A beautiful icy morning leaving the Campbell Creek anchorage. 

From CC, we made the 50 mile run to Morehead City and with a tolerable wind forcast in hand, continued on outside for an offshore run to Masonboro inlet thence inside to Southport, avoiding Frying Pan Shoal which sticks many miles out to sea. 

An off day today in Southport to get ready for a more extended offshore leg as far as the weather will allow, perhaps to St Mary's River inlet at the north end of Florida, though there are a number of bail-out points in between, Charleston, SC, Hilton Head, etc. 
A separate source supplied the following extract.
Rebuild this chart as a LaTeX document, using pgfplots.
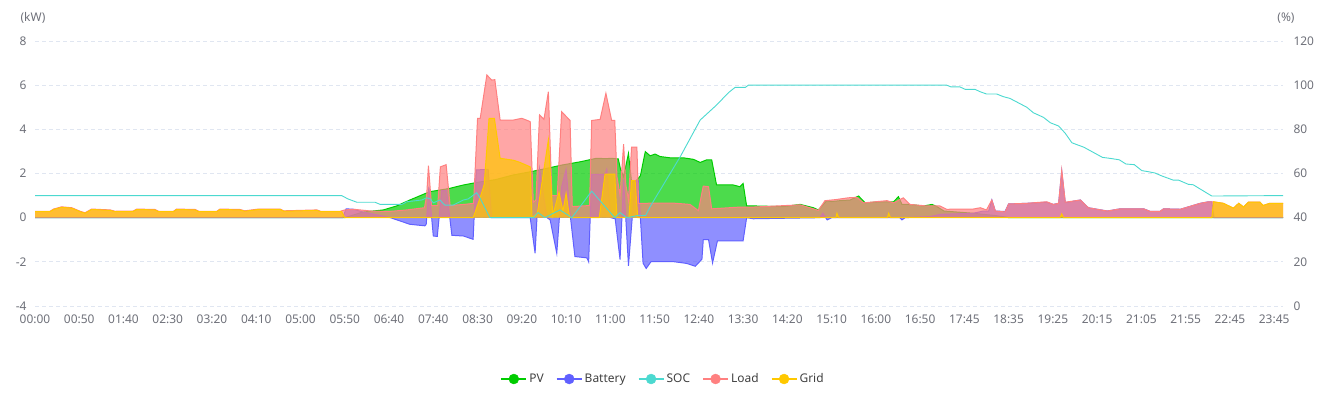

Prior to leaving on a sailing trip, I always think that it'll be great to have so much time available to read, play music, take photos, etc, etc. The reality seems to be quite the opposite, with no time available to do these things. Boat maintenance, provisioning, planning movements around the tides and winds, standing watches underway, and other seemingly endless tasks, combined with a somewhat reduced efficiency when being tossed about by the waves, keep you continually busy. May it be ever thus. 

Thanksgiving day flow of consciousness list of things I am thankful for in no particular order of priority and certainly not comprehensive:

Sunrises/sunsets- different, but equally beautiful
The smell of freshly baking bread
Honesty-a rare thing
Sharing- some stuff is no fun alone
Health-the passing of years has shown that we can't take this for granted. We make the best choices that we know about or are capable of and then we take our chances. 
The smell of a puppy's breath
A really good Key Lime Pie
Dreams-not the kind that you wake up from, but the ones that haunt you
Dreams fulfilled-hooray
Dreams not fulfilled-still better to have dreamed
Kindness, kindness, kindness
Diet Pepsi with a squeeze of fresh lime-(embarrassing)
Music-what is it about music?
Grandkids-a magical mystery tour

Hope you all had a thankful Thanksgiving. We'll be in touch. I love you.